News

Details Disclosed in Homeless Suit Settlement

By Andrea Adelson

City officials maintain that Laguna Beach's pact settling a lawsuit that challenged the constitutionality of its treatment of the homeless disabled will allow police to enforce anti-camping rules, contrary to a statement from the plaintiffs.

According to the terms of the settlement, which were fully disclosed Wednesday, Laguna Beach agreed not to enforce a state law that prohibits lodging on public property only until a new ordinance is adopted. City officials did, however, agree to an unusual stipulation that over the next two years they would notify lawyers for the plaintiffs 30 days prior to adopting new regulations that restrict over-night sleeping.

A statement last week from the American Civil Liberties Union implied that Laguna Beach agreed not to enforce the law for several years, Assistant City Manager John Pietig said. "That's not completely true," he said, citing the terms for a notice period over the next two years.

Such a provision, "gives us time in advance to address a new ordinance with decision makers," said Andra Barmash Greene, managing partner of Irell & Manella and co-counsel in the lawsuit with the ACLU and Erwin Chemerinsky, dean of UC Irvine's law school. "They know what happened with the last ordinance," she said. "The whole idea is to prevent this from happening again in the future."

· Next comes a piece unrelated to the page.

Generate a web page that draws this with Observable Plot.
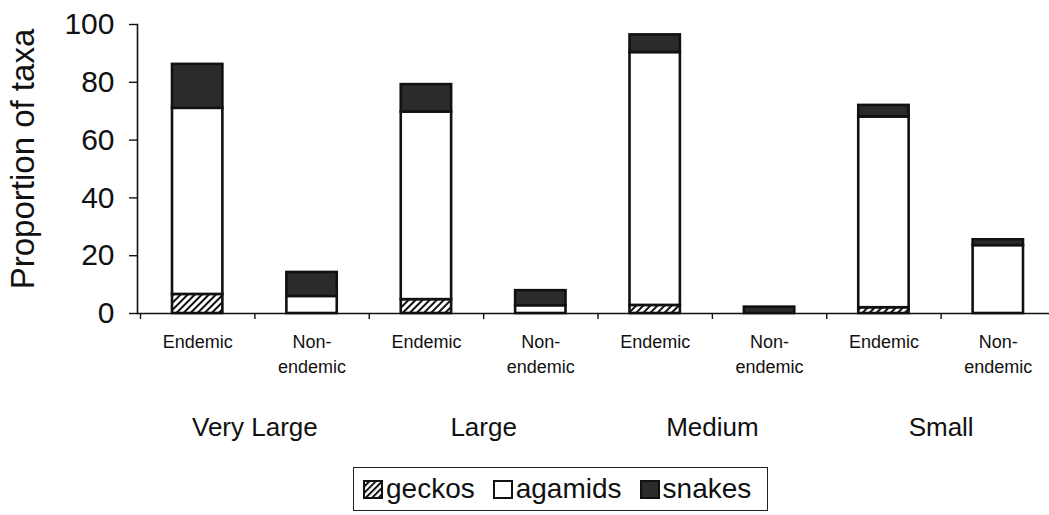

Laguna Beach repealed its anticamping statute shortly after the lawsuit was filed last December.

The settlement also requires Laguna Beach to pay $9,000 in legal fees. Irell & Manella brought the litigation pro bono, but asked for some compensation "as a gesture," Greene said. "That doesn't begin to address the amount of resources put into it," she said, declining to put a figure to the litigation bill. "It was done in the public interest to get an illegal ordinance appealed and to make sure the circumstances in Laguna Beach are improved."

Other terms included expunging from the public record citations and convictions obtained under the city's previous anti-camping ordinance since 2004. The settlement is not an admission of wrong doing.

The progress of the settlement talks may also explain the City Council's inaction on the recommendations of a homeless advisory committee to establish an alternative overnight sleeping area.

"Our commitment to provide advance notice would have had a bearing on the advisory committee's recommendation," City Attorney Phil Kohn said.

Council members Toni Iseman and Mayor Kelly Boyd, who are both also committee members, were aware of negotiations, said Kohn, who did not participate in the committee meetings.

"I didn't want to constrain the innovations of the committee," Kohn said, which did vote in May to seek the council's approval to establish a designated overnight sleeping area in order to direct people out of parks and beaches.